Required task: Using the material below, copy every line where "matplotlib" appears.

Data segment:
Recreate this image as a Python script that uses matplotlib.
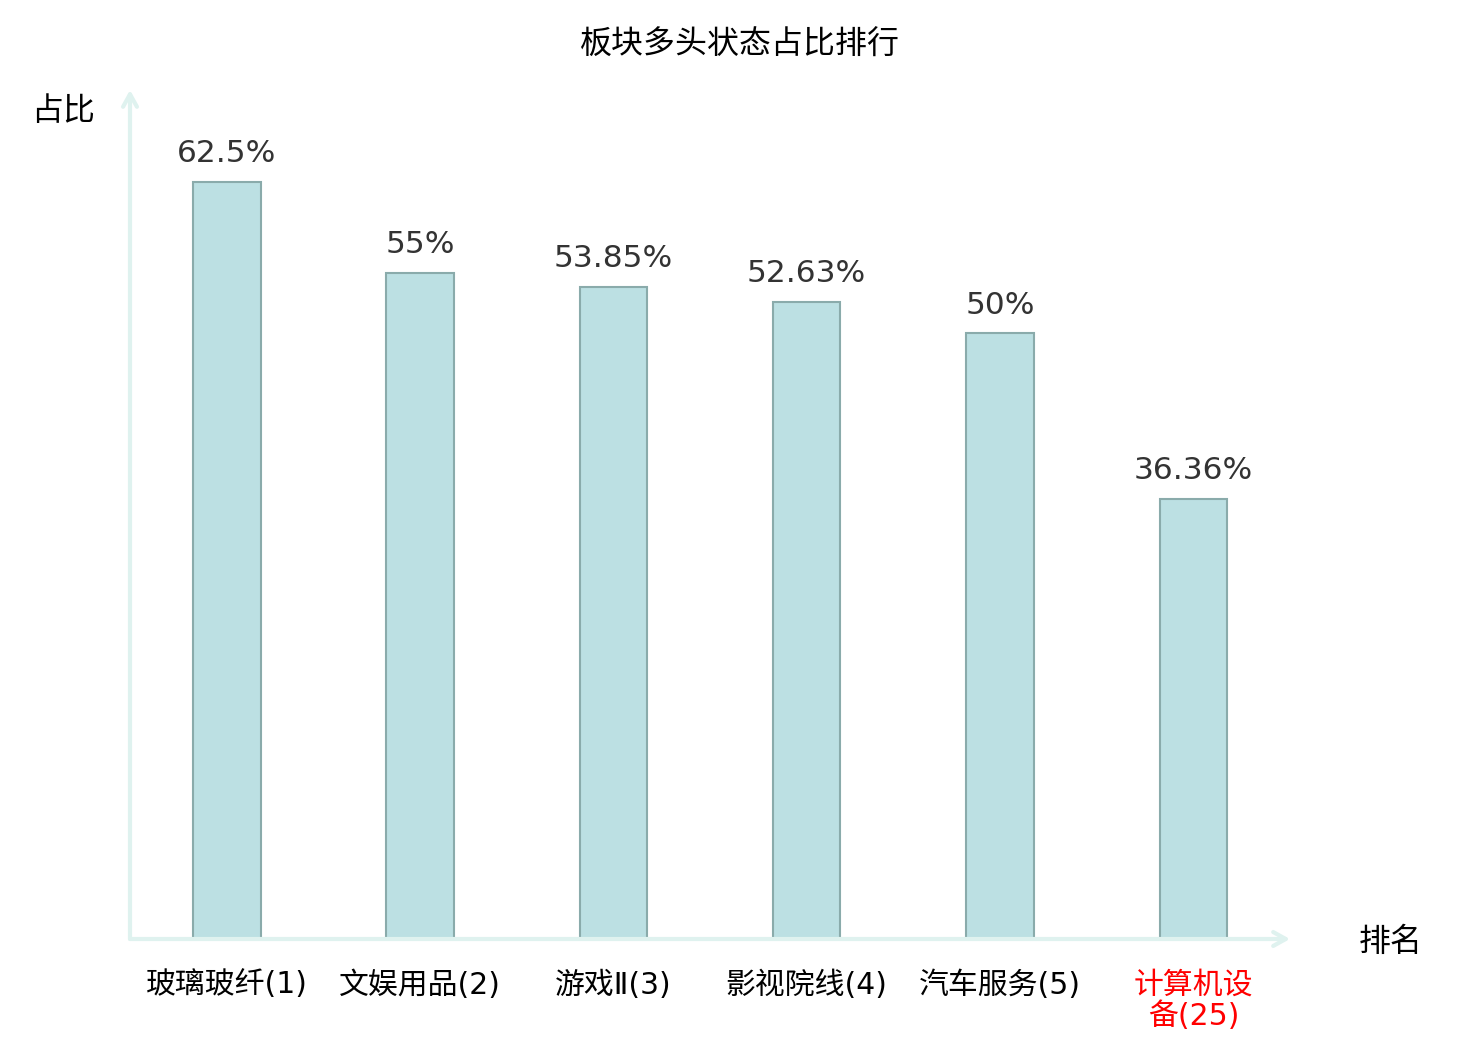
import matplotlib
matplotlib.use("Agg")
import matplotlib.pyplot as plt
import numpy as np

plt.rcParams['font.family'] = ['Noto Sans CJK SC', 'DejaVu Sans']

# data
categories = ['玻璃玻纤(1)', '文娱用品(2)', '游戏Ⅱ(3)', '影视院线(4)', '汽车服务(5)', '计算机设\n备(25)']
values = [62.5, 55, 53.85, 52.63, 50, 36.36]
value_labels = ['62.5%', '55%', '53.85%', '52.63%', '50%', '36.36%']
label_colors = ['black', 'black', 'black', 'black', 'black', 'red']

fig = plt.figure(figsize=(14.8, 10.4), dpi=100)
ax = fig.add_axes([130 / 1480, 101 / 1040, 1160 / 1480, 849 / 1040])

x = np.arange(len(categories))
ax.bar(x, values, width=0.35, color='#bce0e3', edgecolor='#8aabab', linewidth=1.5, zorder=3)

for xi, v, lab in zip(x, values, value_labels):
    ax.annotate(lab, (xi, v), xytext=(0, 10), textcoords='offset points',
                ha='center', va='bottom', fontsize=22.5, color='#333333',
                family=['DejaVu Sans'])

ax.set_xlim(-0.5, 5.5)
ax.set_ylim(0, 70.1)
for s in ax.spines.values():
    s.set_visible(False)
ax.set_yticks([])
ax.set_xticks([])

# x tick labels, digits in a lighter latin font like the original
for xi, cat, c in zip(x, categories, label_colors):
    ax.text(xi, -2.6, cat, ha='center', va='top', fontsize=21.5, color=c,
            linespacing=1.1, family=['DejaVu Sans', 'Noto Sans CJK SC'])

# axis lines with arrows
axis_col = '#dff2ef'
ax.annotate('', xy=(0, 1.0), xytext=(0, 0), xycoords='axes fraction',
            arrowprops=dict(arrowstyle='->,head_length=0.9,head_width=0.5',
                            color=axis_col, lw=3, shrinkA=0, shrinkB=0),
            annotation_clip=False)
ax.annotate('', xy=(1.0, 0), xytext=(0, 0), xycoords='axes fraction',
            arrowprops=dict(arrowstyle='->,head_length=0.9,head_width=0.5',
                            color=axis_col, lw=3, shrinkA=0, shrinkB=0),
            annotation_clip=False)

fig.text(63 / 1480, 1 - 111 / 1040, '占比', ha='center', va='center', fontsize=23)
fig.text(1391 / 1480, 1 - 942 / 1040, '排名', ha='center', va='center', fontsize=23)
fig.text(740 / 1480, 1 - 45 / 1040, '板块多头状态占比排行', ha='center', va='center', fontsize=23)

fig.savefig('out.png', dpi=100)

Answer to this exercise:
Recreate this image as a Python script that uses matplotlib.
import matplotlib
matplotlib.use("Agg")
import matplotlib.pyplot as plt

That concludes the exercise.